The study of Ali G. focused on four forms of diced cartilage grafts, namely, unwrapped, wrapped with fascia, wrapped with oxidized cellulose, and wrapped with PRF. The group wrapped with oxidized cellulose had the lowest significant viability. There were no statistically significant differences among other groups in terms of the mean percentages of inflammation, fibrosis, and vascularization[24].

Furthermore, the fibrosis and ossification percentage increased after adding PLGF to the cartilage grafts, which was not statistically significant.

Topkara et al. compared nucleus loss, calcification, inflammation, giant cell formation, and chondrocyte proliferation among five diced cartilage groups including bare diced cartilage, diced cartilage wrapped with fascia, diced cartilage wrapped with fenestrated fascia, diced cartilage wrapped with concentrated growth factor (CGF), and diced cartilage wrapped with blood glue. The lowest loss of chondrocyte nuclei was in the Concentrated Growth Factors (CGF) group, but no significant difference was reported between the CGF group and the bare diced cartilage group. The highest chondrocyte proliferation was observed in the CGF group. However, bone metaplasia had the lowest value in the bare diced cartilage group[25].

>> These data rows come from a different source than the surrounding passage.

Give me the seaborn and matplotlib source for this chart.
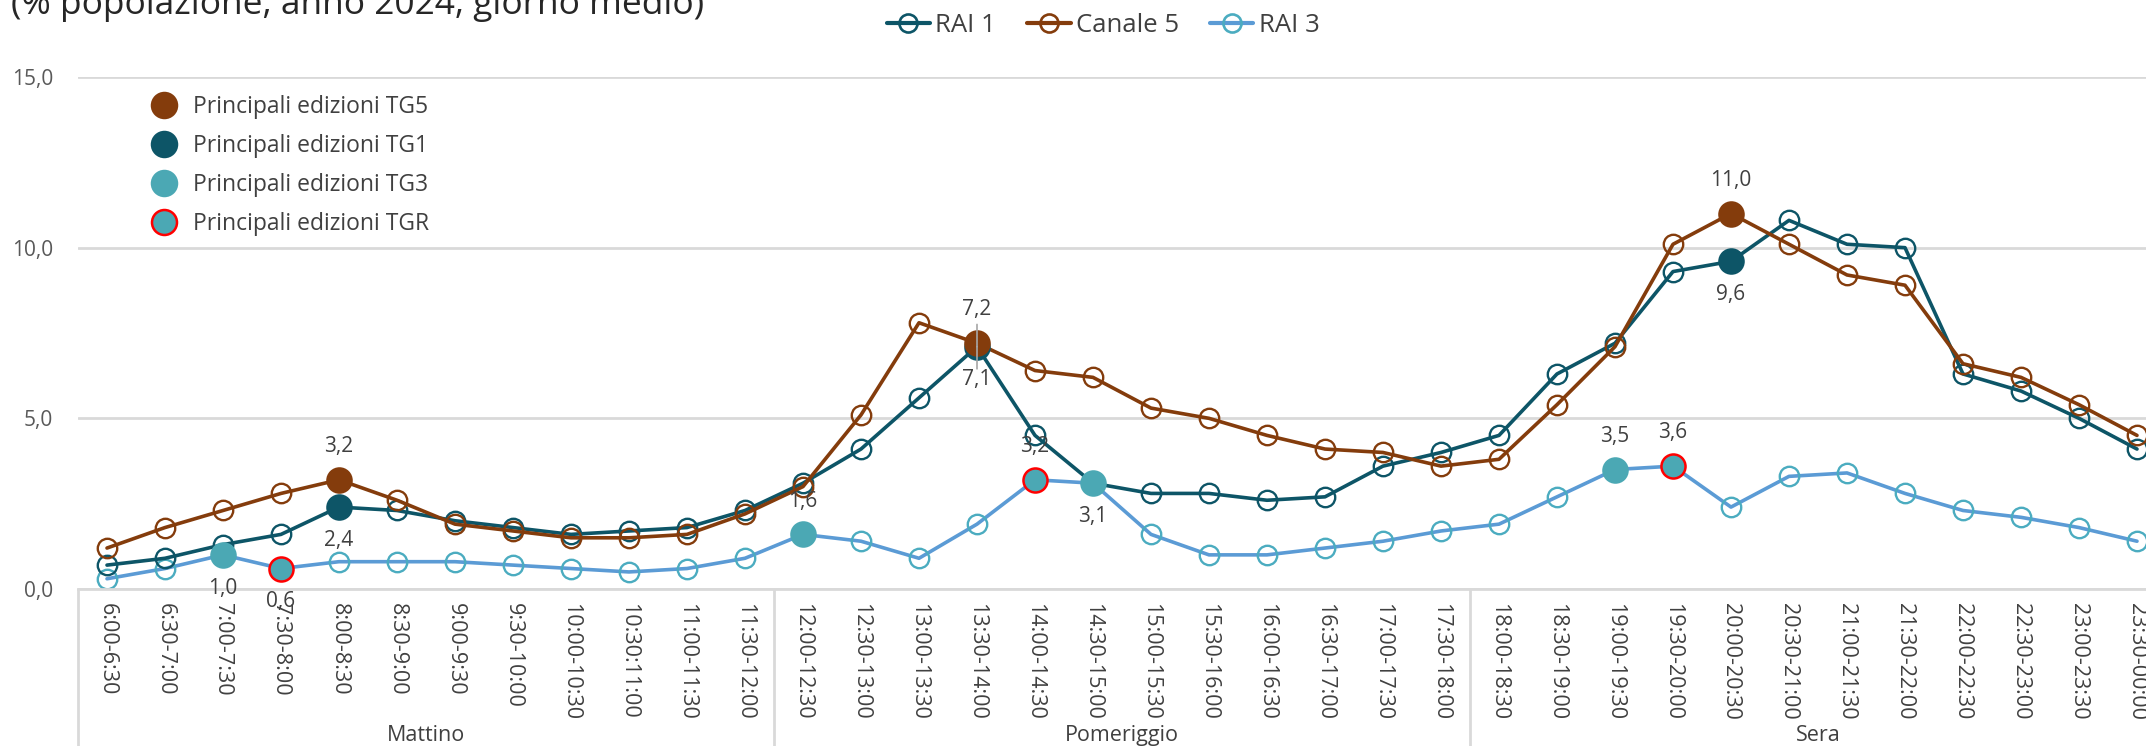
import seaborn as sns
import matplotlib.pyplot as plt
from matplotlib.lines import Line2D
from matplotlib import transforms

# fasce orarie (asse x)
fasce = ['6:00-6:30', '6:30-7:00', '7:00-7:30', '7:30-8:00', '8:00-8:30', '8:30-9:00',
         '9:00-9:30', '9:30-10:00', '10:00-10:30', '10:30:11:00', '11:00-11:30', '11:30-12:00',
         '12:00-12:30', '12:30-13:00', '13:00-13:30', '13:30-14:00', '14:00-14:30', '14:30-15:00',
         '15:00-15:30', '15:30-16:00', '16:00-16:30', '16:30-17:00', '17:00-17:30', '17:30-18:00',
         '18:00-18:30', '18:30-19:00', '19:00-19:30', '19:30-20:00', '20:00-20:30', '20:30-21:00',
         '21:00-21:30', '21:30-22:00', '22:00-22:30', '22:30-23:00', '23:00-23:30', '23:30-00:00']
gruppi = ['Mattino', 'Pomeriggio', 'Sera']
fasce_per_gruppo = 12

rai1 = [0.7, 0.9, 1.3, 1.6, 2.4, 2.3, 2.0, 1.8, 1.6, 1.7, 1.8, 2.3,
        3.1, 4.1, 5.6, 7.1, 4.5, 3.1, 2.8, 2.8, 2.6, 2.7, 3.6, 4.0,
        4.5, 6.3, 7.2, 9.3, 9.6, 10.8, 10.1, 10.0, 6.3, 5.8, 5.0, 4.1]
canale5 = [1.2, 1.8, 2.3, 2.8, 3.2, 2.6, 1.9, 1.7, 1.5, 1.5, 1.6, 2.2,
           3.0, 5.1, 7.8, 7.2, 6.4, 6.2, 5.3, 5.0, 4.5, 4.1, 4.0, 3.6,
           3.8, 5.4, 7.1, 10.1, 11.0, 10.1, 9.2, 8.9, 6.6, 6.2, 5.4, 4.5]
rai3 = [0.3, 0.6, 1.0, 0.6, 0.8, 0.8, 0.8, 0.7, 0.6, 0.5, 0.6, 0.9,
        1.6, 1.4, 0.9, 1.9, 3.2, 3.1, 1.6, 1.0, 1.0, 1.2, 1.4, 1.7,
        1.9, 2.7, 3.5, 3.6, 2.4, 3.3, 3.4, 2.8, 2.3, 2.1, 1.8, 1.4]

# edizioni principali dei TG (fascia, sopra/sotto per l'etichetta)
tg5_fasce = ['8:00-8:30', '13:30-14:00', '20:00-20:30']
tg5_pos = ['sopra', 'sopra', 'sopra']
tg1_fasce = ['8:00-8:30', '13:30-14:00', '20:00-20:30']
tg1_pos = ['sotto', 'sotto', 'sotto']
tg3_fasce = ['7:00-7:30', '12:00-12:30', '14:30-15:00', '19:00-19:30']
tg3_pos = ['sotto', 'sopra', 'sotto', 'sopra']
tgr_fasce = ['7:30-8:00', '14:00-14:30', '19:30-20:00']
tgr_pos = ['sotto', 'sopra', 'sopra']

y_ticks = [0, 5, 10, 15]
y_tick_labels = ['0,0', '5,0', '10,0', '15,0']

C_RAI1 = '#0D5567'
C_C5 = '#843C0C'
C_RAI3 = '#5B9BD5'
C_RAI3_MK = '#4BACC0'
C_TG3 = '#4BA8B4'
C_GRID = '#D9D9D9'
C_TXT = '#404040'

sns.set_style('white')
plt.rcParams['font.family'] = ['Open Sans', 'DejaVu Sans']

W, H = 2146, 746
fig = plt.figure(figsize=(W / 100, H / 100), dpi=100)
ax = fig.add_axes([78 / W, 1 - 589 / H, 2088 / W, 512 / H])

for serie, col, mk in [(rai3, C_RAI3, C_RAI3_MK), (rai1, C_RAI1, C_RAI1), (canale5, C_C5, C_C5)]:
    sns.lineplot(x=fasce, y=serie, ax=ax, color=col, lw=2.6, marker='o', ms=14,
                 markerfacecolor='none', markeredgecolor=mk, markeredgewidth=1.7,
                 sort=False, zorder=2)


def valori(fasce_sel, serie):
    return [serie[fasce.index(f)] for f in fasce_sel]


def fmt(v):
    return f'{v:.1f}'.replace('.', ',')


edizioni = [
    (tgr_fasce, valori(tgr_fasce, rai3), C_TG3, '#FF0000', tgr_pos),
    (tg3_fasce, valori(tg3_fasce, rai3), C_TG3, C_TG3, tg3_pos),
    (tg1_fasce, valori(tg1_fasce, rai1), C_RAI1, C_RAI1, tg1_pos),
    (tg5_fasce, valori(tg5_fasce, canale5), C_C5, C_C5, tg5_pos),
]
for fs, vals, fc, ec, pos in edizioni:
    sns.scatterplot(x=fs, y=vals, ax=ax, color=fc, edgecolor=ec, linewidth=1.8,
                    s=300, zorder=5, legend=False)
    for f, v, p in zip(fs, vals, pos):
        off = 24 if p == 'sopra' else -24
        ax.annotate(fmt(v), xy=(fasce.index(f), v), xytext=(0, off), textcoords='offset points',
                    ha='center', va='center', fontsize=15, color=C_TXT, zorder=6)

# linea guida tra le etichette TG5/TG1 quando i punti quasi coincidono
for f in tg5_fasce:
    i = fasce.index(f)
    if f in tg1_fasce and abs(canale5[i] - rai1[i]) < 0.5:
        for dy in (16, -16):
            ax.annotate('', xy=(i, rai1[i]), xytext=(0, dy), textcoords='offset points',
                        zorder=7,
                        arrowprops=dict(arrowstyle='-', color='#A6A6A6', lw=1.2,
                                        shrinkA=0, shrinkB=0))

# assi
ax.set_xlim(-0.5, len(fasce) - 0.5)
ax.set_ylim(0, 15)
ax.set_yticks(y_ticks)
ax.set_yticklabels(y_tick_labels)
ax.yaxis.grid(True, color=C_GRID, lw=2)
ax.set_axisbelow(True)
for s in ['top', 'right', 'left']:
    ax.spines[s].set_visible(False)
ax.spines['bottom'].set_color(C_GRID)
ax.spines['bottom'].set_linewidth(2)
ax.tick_params(axis='y', length=0, pad=18, labelsize=15, labelcolor='#595959')
ax.tick_params(axis='x', length=0, pad=10, labelsize=15.5, labelcolor=C_TXT)
plt.setp(ax.get_xticklabels(), rotation=270)
ax.set_xlabel('')
ax.set_ylabel('')

# riquadri dei gruppi sotto l'asse
tr = transforms.blended_transform_factory(ax.transData, ax.transAxes)
for i, g in enumerate(gruppi):
    b = i * fasce_per_gruppo - 0.5
    ax.plot([b, b], [0, -0.4], transform=tr, color=C_GRID, lw=2, clip_on=False)
    ax.text(b + fasce_per_gruppo / 2, -0.287, g, transform=tr, ha='center', va='center',
            fontsize=15.5, color=C_TXT)

# legenda serie in alto
h_top = [Line2D([], [], color=c, lw=3, marker='o', ms=13, mfc='none', mec=m, mew=1.9)
         for c, m in [(C_RAI1, C_RAI1), (C_C5, C_C5), (C_RAI3, C_RAI3_MK)]]
fig.legend(h_top, ['RAI 1', 'Canale 5', 'RAI 3'], loc='center', bbox_to_anchor=(1103 / W, 1 - 25 / H),
           ncol=3, frameon=False, fontsize=18.5, handlelength=1.7, handletextpad=0.2,
           columnspacing=1.2, labelcolor=C_TXT)

# legenda edizioni TG
h_tg = [Line2D([], [], ls='none', marker='o', ms=18, mfc=fc, mec=ec, mew=1.8)
        for fc, ec in [(C_C5, C_C5), (C_RAI1, C_RAI1), (C_TG3, C_TG3), (C_TG3, '#FF0000')]]
fig.legend(h_tg, ['Principali edizioni TG5', 'Principali edizioni TG1',
                  'Principali edizioni TG3', 'Principali edizioni TGR'],
           loc='upper left', bbox_to_anchor=(120 / W, 1 - 74 / H), frameon=False,
           fontsize=16.5, labelspacing=0.66, handletextpad=0.3, labelcolor=C_TXT)

fig.text(11 / W, 1 - 14 / H, '(% popolazione, anno 2024, giorno medio)', fontsize=25.5,
         ha='left', va='baseline', color='#262626')

fig.savefig('out.png', dpi=100)
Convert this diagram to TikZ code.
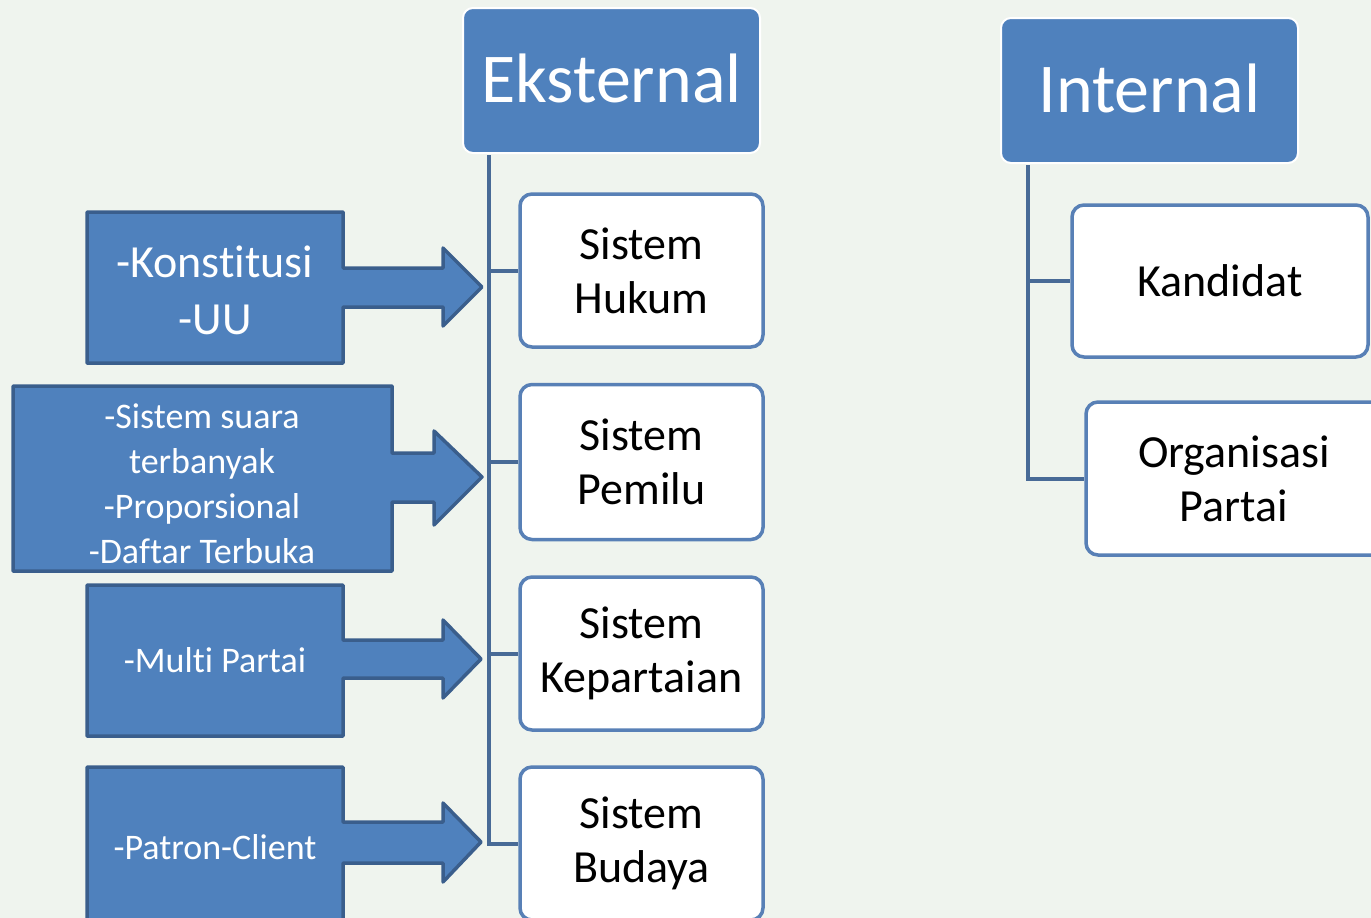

In the present study, a statistically significant difference was reported in the inflammation percentage when the PLGF was added to the crushed cartilage. In addition, this variable increased when PLGF was added to the diced and block cartilage. However, there was no statistically significant difference in these cases.

Rolling diced cartilage by fibrin scafold

CONCLUSION

The PLGF only attenuates the properties of each cartilage preparation method and cannot change them.

CONFLICT OF INTEREST

The authors declare that there is no conflict of interests.